begin RAW DATA
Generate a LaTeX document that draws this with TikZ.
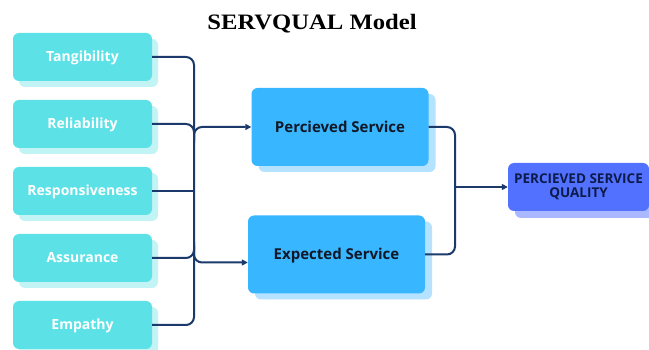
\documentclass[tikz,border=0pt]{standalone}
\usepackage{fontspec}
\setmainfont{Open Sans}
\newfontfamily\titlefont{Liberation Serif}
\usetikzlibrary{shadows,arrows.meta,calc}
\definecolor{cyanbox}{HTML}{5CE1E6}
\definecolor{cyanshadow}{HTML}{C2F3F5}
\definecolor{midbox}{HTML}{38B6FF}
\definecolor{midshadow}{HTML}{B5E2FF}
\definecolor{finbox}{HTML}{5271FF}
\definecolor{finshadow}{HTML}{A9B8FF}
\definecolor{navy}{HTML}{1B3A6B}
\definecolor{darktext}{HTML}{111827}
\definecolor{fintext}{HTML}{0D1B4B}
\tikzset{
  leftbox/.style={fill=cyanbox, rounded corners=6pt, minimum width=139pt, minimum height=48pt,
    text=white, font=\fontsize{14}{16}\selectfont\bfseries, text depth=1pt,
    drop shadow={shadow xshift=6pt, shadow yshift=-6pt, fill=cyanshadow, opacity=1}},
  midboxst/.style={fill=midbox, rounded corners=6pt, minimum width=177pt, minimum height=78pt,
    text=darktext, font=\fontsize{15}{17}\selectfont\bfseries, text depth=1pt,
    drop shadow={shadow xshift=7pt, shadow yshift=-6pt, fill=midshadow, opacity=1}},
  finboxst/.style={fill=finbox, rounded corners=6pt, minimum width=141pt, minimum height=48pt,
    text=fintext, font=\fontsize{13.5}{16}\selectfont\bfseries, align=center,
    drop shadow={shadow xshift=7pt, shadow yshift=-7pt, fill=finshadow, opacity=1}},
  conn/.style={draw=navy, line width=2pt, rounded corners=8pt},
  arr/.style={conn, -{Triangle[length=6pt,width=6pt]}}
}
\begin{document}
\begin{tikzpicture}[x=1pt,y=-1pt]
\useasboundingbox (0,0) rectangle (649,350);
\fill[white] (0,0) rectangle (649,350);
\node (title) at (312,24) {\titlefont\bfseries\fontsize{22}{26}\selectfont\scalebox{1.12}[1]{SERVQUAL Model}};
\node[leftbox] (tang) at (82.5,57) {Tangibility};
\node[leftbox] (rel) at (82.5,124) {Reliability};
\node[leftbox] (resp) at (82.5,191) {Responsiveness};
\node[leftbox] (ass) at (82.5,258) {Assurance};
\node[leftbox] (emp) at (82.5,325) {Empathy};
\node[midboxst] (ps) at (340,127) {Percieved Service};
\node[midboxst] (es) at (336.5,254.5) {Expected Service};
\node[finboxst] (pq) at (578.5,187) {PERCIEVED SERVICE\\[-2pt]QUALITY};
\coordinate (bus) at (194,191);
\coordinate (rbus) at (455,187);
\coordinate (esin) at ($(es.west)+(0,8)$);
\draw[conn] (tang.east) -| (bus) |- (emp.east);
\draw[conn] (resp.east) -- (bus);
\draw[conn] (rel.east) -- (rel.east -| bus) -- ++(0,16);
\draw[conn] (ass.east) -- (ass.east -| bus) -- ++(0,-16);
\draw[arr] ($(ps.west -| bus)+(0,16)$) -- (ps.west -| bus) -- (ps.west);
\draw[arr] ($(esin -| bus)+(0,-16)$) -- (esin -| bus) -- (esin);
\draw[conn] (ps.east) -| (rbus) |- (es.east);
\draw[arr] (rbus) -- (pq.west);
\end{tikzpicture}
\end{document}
end RAW DATA
* **REQUIREMENTS**
Give back every line exactly as it stands, pictures excluded.

* **IN RESPONSE**
Generate a LaTeX document that draws this with TikZ.
\documentclass[tikz,border=0pt]{standalone}
\usepackage{fontspec}
\setmainfont{Open Sans}
\newfontfamily\titlefont{Liberation Serif}
\usetikzlibrary{shadows,arrows.meta,calc}
\definecolor{cyanbox}{HTML}{5CE1E6}
\definecolor{cyanshadow}{HTML}{C2F3F5}
\definecolor{midbox}{HTML}{38B6FF}
\definecolor{midshadow}{HTML}{B5E2FF}
\definecolor{finbox}{HTML}{5271FF}
\definecolor{finshadow}{HTML}{A9B8FF}
\definecolor{navy}{HTML}{1B3A6B}
\definecolor{darktext}{HTML}{111827}
\definecolor{fintext}{HTML}{0D1B4B}
\tikzset{
  leftbox/.style={fill=cyanbox, rounded corners=6pt, minimum width=139pt, minimum height=48pt,
    text=white, font=\fontsize{14}{16}\selectfont\bfseries, text depth=1pt,
    drop shadow={shadow xshift=6pt, shadow yshift=-6pt, fill=cyanshadow, opacity=1}},
  midboxst/.style={fill=midbox, rounded corners=6pt, minimum width=177pt, minimum height=78pt,
    text=darktext, font=\fontsize{15}{17}\selectfont\bfseries, text depth=1pt,
    drop shadow={shadow xshift=7pt, shadow yshift=-6pt, fill=midshadow, opacity=1}},
  finboxst/.style={fill=finbox, rounded corners=6pt, minimum width=141pt, minimum height=48pt,
    text=fintext, font=\fontsize{13.5}{16}\selectfont\bfseries, align=center,
    drop shadow={shadow xshift=7pt, shadow yshift=-7pt, fill=finshadow, opacity=1}},
  conn/.style={draw=navy, line width=2pt, rounded corners=8pt},
  arr/.style={conn, -{Triangle[length=6pt,width=6pt]}}
}
\begin{document}
\begin{tikzpicture}[x=1pt,y=-1pt]
\useasboundingbox (0,0) rectangle (649,350);
\fill[white] (0,0) rectangle (649,350);
\node (title) at (312,24) {\titlefont\bfseries\fontsize{22}{26}\selectfont\scalebox{1.12}[1]{SERVQUAL Model}};
\node[leftbox] (tang) at (82.5,57) {Tangibility};
\node[leftbox] (rel) at (82.5,124) {Reliability};
\node[leftbox] (resp) at (82.5,191) {Responsiveness};
\node[leftbox] (ass) at (82.5,258) {Assurance};
\node[leftbox] (emp) at (82.5,325) {Empathy};
\node[midboxst] (ps) at (340,127) {Percieved Service};
\node[midboxst] (es) at (336.5,254.5) {Expected Service};
\node[finboxst] (pq) at (578.5,187) {PERCIEVED SERVICE\\[-2pt]QUALITY};
\coordinate (bus) at (194,191);
\coordinate (rbus) at (455,187);
\coordinate (esin) at ($(es.west)+(0,8)$);
\draw[conn] (tang.east) -| (bus) |- (emp.east);
\draw[conn] (resp.east) -- (bus);
\draw[conn] (rel.east) -- (rel.east -| bus) -- ++(0,16);
\draw[conn] (ass.east) -- (ass.east -| bus) -- ++(0,-16);
\draw[arr] ($(ps.west -| bus)+(0,16)$) -- (ps.west -| bus) -- (ps.west);
\draw[arr] ($(esin -| bus)+(0,-16)$) -- (esin -| bus) -- (esin);
\draw[conn] (ps.east) -| (rbus) |- (es.east);
\draw[arr] (rbus) -- (pq.west);
\end{tikzpicture}
\end{document}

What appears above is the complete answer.